Угву что-то сказал Малышке, та залилась хохотом. Малышке здесь нравилось, здешняя жизнь была проще и размеренней. И плита, и тостер, и скороварка, и заморские пряности остались в Нсукке, поэтому проще стала и пища, и у Угву освободилось время для игр с Малышкой.
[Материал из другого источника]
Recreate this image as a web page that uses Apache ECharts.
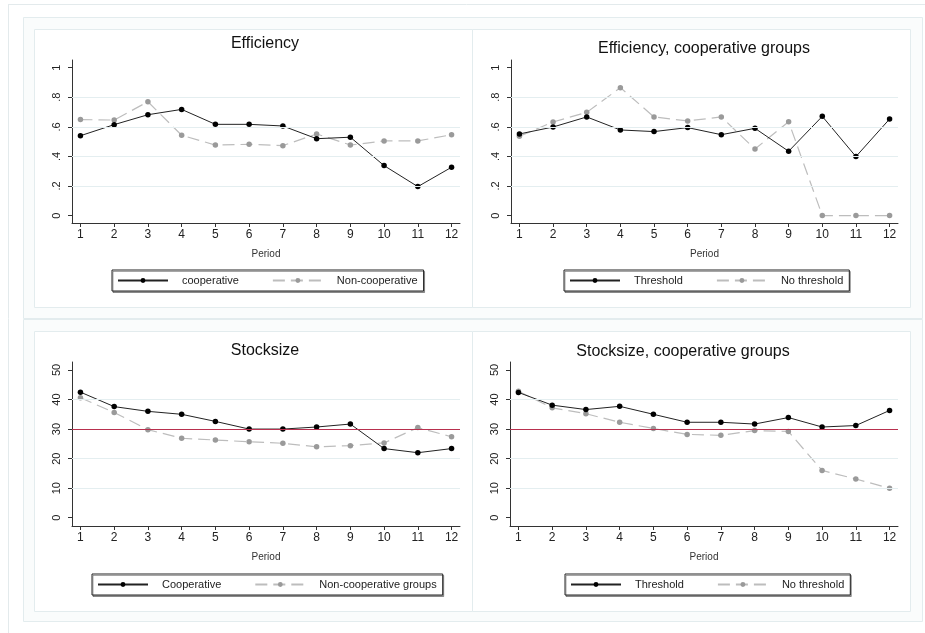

– Мама Ола! – позвала Малышка. – Иди сюда, погляди!
Оланна махнула:
– Малышка, пора купаться.
С деревьев манго в соседнем дворе тяжелыми серьгами свисали плоды. День клонился к закату. Куры с кудахтаньем взлетали на дерево кола и устраивались на ночь. Слышно было, как приветствуют друг друга деревенские жители, все шумные, как женщины в швейном кружке. Оланна записалась в кружок две недели назад, они собирались в муниципалитете и шили майки и полотенца для солдат. Вначале Оланна обиделась: когда она завела речь о том, что в Нсукке у нее остались книги, пианино, одежда, фарфор, парики, швейная машинка «Зингер», телевизор, женщины, будто не услышав, заговорили о другом. Теперь она поняла, что о прошлом вспоминать здесь не принято. Все разговоры – только о вкладе в победу. Учитель отдал солдатам велосипед, башмачники бесплатно шили солдатские ботинки, крестьяне раздавали ямс. Все для победы. Оланна с трудом представляла, что сейчас идет война, пули прошивают пыльную землю Нсукки, а войска Биафры теснят врага, – мешали воспоминания об Аризе, тете Ифеке и дяде Мбези.
Скинув шлепанцы, Оланна босиком пошла через двор к Малышке и ее домику из песка.